__Aim of the exercise__: Locate every line in the records below that holds the word "this" and return each one.

__Input data__:

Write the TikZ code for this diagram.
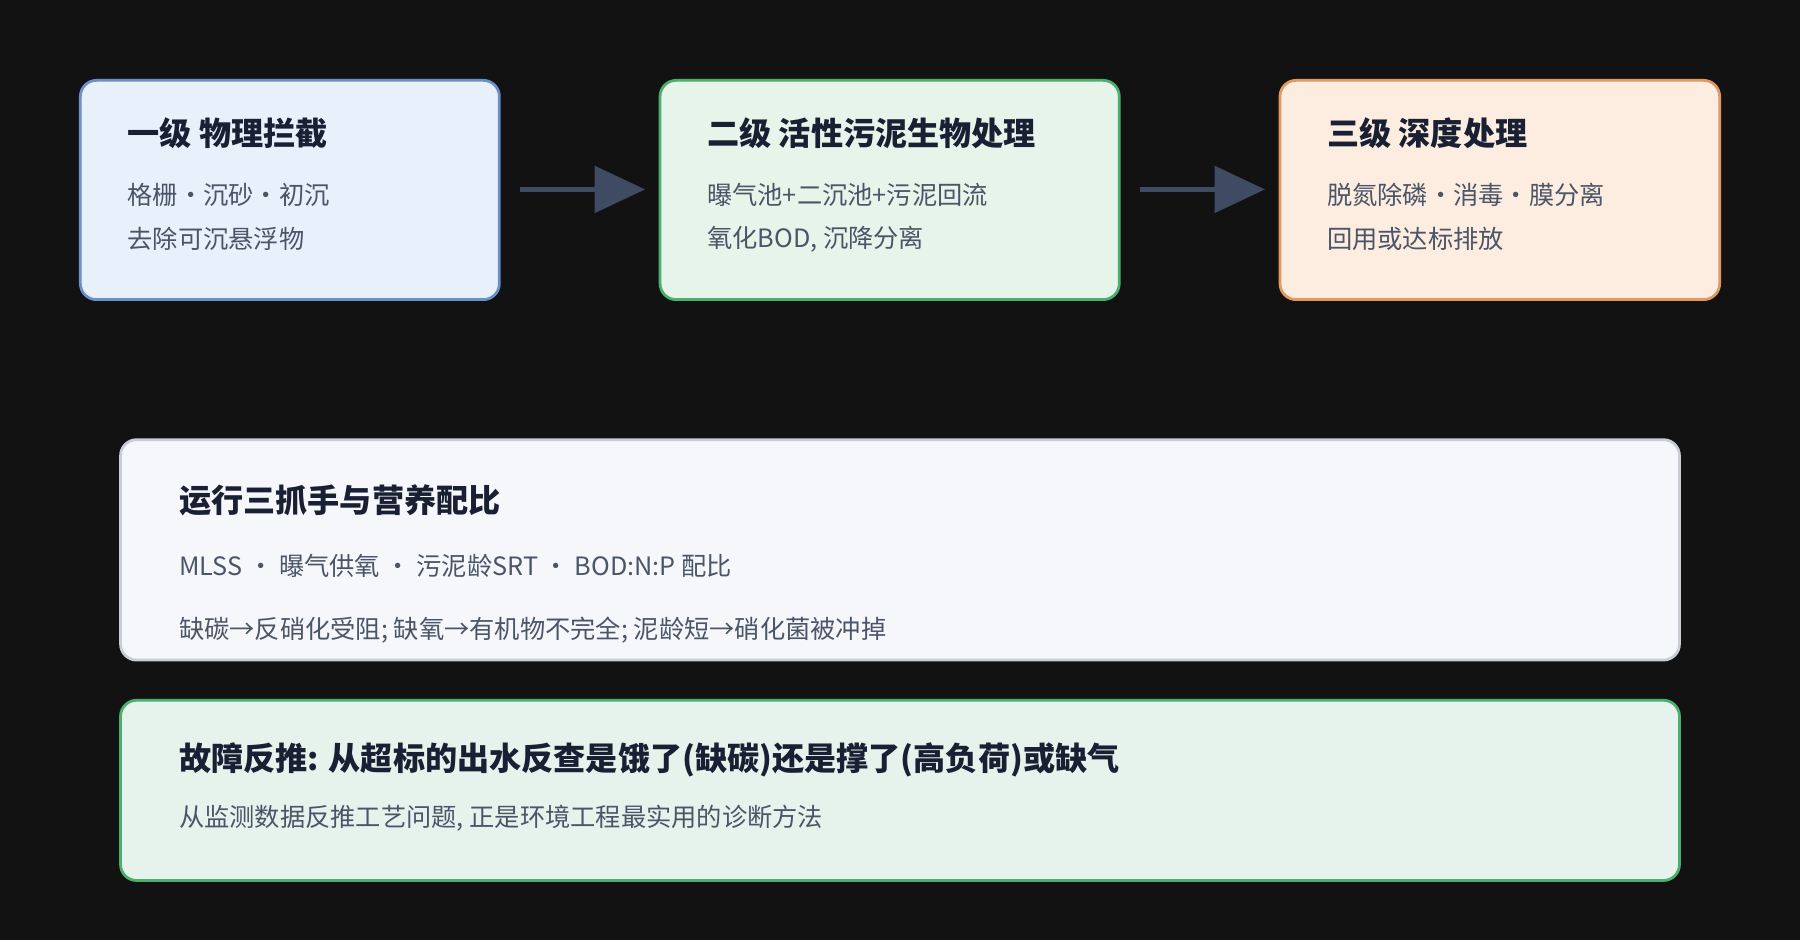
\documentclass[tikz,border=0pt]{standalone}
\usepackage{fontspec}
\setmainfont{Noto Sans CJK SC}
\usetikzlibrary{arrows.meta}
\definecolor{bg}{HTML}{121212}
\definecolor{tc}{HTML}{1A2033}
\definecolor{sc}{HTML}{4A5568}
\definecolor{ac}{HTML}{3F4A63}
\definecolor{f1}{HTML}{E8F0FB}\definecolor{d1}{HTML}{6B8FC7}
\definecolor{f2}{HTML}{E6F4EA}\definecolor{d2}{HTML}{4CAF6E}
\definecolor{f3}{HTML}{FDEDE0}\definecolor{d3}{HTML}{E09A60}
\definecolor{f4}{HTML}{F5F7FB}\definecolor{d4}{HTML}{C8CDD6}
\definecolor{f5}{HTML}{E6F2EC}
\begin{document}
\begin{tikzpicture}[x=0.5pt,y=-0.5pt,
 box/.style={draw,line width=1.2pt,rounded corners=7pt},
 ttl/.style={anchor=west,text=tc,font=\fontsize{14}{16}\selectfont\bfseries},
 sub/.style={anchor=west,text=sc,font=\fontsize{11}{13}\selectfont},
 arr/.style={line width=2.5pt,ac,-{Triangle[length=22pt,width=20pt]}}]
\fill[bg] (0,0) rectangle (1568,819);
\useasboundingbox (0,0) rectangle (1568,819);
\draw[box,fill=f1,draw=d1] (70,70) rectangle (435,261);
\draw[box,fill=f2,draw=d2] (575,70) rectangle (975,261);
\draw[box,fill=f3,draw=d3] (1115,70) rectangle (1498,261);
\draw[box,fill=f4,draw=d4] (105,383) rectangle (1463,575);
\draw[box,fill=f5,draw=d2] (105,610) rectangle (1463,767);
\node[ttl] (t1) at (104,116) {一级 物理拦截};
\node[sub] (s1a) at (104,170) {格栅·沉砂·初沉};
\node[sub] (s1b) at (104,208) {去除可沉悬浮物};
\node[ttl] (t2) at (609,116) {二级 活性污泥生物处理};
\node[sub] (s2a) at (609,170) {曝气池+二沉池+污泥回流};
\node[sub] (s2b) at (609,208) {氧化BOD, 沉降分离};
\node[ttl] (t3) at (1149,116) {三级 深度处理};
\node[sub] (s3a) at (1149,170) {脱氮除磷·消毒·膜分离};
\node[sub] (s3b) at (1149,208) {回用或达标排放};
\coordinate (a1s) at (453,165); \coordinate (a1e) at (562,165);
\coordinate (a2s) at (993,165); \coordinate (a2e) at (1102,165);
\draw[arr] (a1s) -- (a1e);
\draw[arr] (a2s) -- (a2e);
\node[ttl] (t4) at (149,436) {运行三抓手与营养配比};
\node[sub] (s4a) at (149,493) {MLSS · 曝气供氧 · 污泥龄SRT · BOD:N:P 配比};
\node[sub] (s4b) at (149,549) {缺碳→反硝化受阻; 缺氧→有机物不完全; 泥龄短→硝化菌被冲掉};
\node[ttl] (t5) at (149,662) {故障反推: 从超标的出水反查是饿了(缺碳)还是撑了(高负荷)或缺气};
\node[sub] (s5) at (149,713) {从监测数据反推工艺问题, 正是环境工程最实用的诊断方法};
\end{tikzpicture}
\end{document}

---

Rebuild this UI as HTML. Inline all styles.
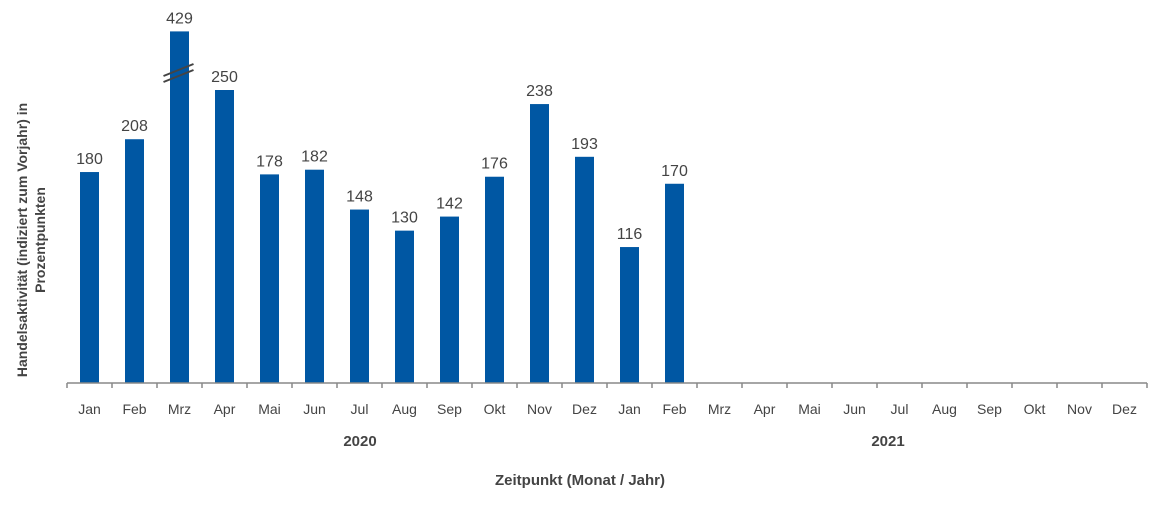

__Full answer__:
Write the TikZ code for this diagram.
Rebuild this UI as HTML. Inline all styles.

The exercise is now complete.